-- START OF Data excerpt --

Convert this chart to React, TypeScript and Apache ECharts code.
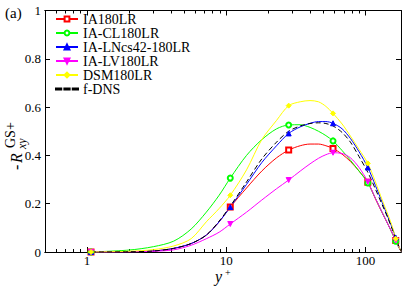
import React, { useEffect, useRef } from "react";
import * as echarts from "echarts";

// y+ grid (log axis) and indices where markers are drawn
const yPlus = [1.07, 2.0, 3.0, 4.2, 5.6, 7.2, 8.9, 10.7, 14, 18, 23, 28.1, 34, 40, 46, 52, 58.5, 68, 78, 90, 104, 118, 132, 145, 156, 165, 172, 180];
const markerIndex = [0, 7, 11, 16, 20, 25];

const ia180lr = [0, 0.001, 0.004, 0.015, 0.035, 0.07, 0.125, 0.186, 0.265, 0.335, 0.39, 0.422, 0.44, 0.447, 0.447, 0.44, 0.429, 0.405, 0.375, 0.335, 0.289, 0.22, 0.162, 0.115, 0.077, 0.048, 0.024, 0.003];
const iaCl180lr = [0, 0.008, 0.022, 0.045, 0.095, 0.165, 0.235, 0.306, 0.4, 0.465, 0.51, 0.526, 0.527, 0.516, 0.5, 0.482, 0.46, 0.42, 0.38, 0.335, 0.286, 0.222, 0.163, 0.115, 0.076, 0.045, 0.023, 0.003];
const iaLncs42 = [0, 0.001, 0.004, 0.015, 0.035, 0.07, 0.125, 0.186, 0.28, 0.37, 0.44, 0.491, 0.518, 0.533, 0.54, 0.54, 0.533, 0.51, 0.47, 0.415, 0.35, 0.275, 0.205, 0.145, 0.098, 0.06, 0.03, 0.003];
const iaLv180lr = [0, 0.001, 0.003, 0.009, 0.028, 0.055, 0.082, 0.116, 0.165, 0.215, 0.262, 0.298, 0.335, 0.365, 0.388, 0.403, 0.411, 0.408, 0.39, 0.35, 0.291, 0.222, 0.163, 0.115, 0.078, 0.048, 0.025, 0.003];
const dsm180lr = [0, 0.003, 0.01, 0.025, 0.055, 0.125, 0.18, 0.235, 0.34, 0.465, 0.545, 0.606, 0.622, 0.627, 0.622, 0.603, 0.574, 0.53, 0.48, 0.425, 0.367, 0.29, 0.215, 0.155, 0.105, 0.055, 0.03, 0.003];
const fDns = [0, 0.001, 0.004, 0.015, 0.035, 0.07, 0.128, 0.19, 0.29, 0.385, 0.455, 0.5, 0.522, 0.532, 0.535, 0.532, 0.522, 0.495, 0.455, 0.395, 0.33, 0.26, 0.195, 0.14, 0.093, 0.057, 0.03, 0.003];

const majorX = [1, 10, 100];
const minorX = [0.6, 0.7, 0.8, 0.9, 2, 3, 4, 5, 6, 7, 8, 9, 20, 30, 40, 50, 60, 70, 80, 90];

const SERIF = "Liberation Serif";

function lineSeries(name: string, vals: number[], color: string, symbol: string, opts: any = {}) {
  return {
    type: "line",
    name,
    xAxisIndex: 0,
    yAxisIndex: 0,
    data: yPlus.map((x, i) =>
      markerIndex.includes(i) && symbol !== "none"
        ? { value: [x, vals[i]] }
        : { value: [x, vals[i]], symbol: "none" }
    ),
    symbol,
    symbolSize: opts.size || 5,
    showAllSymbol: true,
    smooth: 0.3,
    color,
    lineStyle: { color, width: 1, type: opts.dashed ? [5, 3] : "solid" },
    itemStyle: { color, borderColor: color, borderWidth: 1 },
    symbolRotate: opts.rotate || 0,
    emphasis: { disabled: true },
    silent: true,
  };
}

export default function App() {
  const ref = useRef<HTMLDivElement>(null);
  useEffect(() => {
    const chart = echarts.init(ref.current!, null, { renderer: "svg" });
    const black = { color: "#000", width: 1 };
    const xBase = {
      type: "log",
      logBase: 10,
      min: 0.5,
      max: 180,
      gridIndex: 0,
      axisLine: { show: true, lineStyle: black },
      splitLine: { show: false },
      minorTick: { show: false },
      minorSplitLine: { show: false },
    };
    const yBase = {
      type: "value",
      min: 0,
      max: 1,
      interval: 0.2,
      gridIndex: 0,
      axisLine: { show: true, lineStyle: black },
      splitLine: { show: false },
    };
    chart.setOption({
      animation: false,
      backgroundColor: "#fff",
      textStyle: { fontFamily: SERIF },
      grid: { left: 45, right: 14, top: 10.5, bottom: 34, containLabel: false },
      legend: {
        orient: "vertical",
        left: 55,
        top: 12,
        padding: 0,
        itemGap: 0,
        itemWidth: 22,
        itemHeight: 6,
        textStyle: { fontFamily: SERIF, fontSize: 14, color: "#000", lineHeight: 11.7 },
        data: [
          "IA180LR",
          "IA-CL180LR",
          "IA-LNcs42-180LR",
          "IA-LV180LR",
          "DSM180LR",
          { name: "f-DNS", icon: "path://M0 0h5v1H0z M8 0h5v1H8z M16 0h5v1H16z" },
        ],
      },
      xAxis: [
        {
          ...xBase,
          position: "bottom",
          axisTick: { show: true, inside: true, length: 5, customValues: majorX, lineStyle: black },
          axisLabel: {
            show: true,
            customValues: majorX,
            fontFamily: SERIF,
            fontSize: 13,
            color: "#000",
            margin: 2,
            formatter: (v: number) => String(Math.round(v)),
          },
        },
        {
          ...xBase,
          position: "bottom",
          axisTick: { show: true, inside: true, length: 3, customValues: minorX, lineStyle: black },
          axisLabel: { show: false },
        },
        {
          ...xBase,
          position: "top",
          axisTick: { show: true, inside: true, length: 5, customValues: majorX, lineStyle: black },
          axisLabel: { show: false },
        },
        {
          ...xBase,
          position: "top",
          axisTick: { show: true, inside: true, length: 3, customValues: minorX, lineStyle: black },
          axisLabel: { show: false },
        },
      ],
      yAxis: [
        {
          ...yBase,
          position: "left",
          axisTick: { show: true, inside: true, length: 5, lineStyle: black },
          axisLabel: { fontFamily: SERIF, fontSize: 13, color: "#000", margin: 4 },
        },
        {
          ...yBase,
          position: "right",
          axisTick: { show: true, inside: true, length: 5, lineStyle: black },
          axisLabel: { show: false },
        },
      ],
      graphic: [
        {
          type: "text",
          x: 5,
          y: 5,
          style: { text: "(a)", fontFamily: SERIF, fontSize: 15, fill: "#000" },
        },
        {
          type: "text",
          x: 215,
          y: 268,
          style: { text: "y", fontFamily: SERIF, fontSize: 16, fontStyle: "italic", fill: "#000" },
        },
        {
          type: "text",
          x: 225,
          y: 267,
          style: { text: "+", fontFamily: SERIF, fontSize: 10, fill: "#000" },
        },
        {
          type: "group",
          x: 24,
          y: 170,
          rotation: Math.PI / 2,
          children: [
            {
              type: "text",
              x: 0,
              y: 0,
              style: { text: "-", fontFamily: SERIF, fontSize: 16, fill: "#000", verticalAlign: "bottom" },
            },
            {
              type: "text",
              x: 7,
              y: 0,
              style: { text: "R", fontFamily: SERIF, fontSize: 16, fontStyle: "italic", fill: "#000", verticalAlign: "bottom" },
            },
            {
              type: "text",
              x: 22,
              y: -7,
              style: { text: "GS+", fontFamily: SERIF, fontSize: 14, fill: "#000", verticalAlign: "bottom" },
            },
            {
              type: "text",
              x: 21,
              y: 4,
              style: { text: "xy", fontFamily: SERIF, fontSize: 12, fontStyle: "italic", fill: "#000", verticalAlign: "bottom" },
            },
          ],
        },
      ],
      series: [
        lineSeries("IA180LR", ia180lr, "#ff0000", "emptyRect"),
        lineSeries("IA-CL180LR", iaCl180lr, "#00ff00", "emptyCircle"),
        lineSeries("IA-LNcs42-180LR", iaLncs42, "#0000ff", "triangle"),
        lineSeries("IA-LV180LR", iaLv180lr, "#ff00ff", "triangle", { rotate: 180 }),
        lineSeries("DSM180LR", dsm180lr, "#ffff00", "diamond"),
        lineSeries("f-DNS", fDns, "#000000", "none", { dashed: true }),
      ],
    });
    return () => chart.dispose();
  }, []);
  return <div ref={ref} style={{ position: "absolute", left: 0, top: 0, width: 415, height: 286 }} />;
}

-- END OF Data excerpt --

**The exercise:** Starting at the top of the listing above, reproduce each line up to and including the one with "const markerIndex = [0, 7, 11, 16, 20, 25];"; omit the pictures.

**Task answer:**
Convert this chart to React, TypeScript and Apache ECharts code.
import React, { useEffect, useRef } from "react";
import * as echarts from "echarts";

// y+ grid (log axis) and indices where markers are drawn
const yPlus = [1.07, 2.0, 3.0, 4.2, 5.6, 7.2, 8.9, 10.7, 14, 18, 23, 28.1, 34, 40, 46, 52, 58.5, 68, 78, 90, 104, 118, 132, 145, 156, 165, 172, 180];
const markerIndex = [0, 7, 11, 16, 20, 25];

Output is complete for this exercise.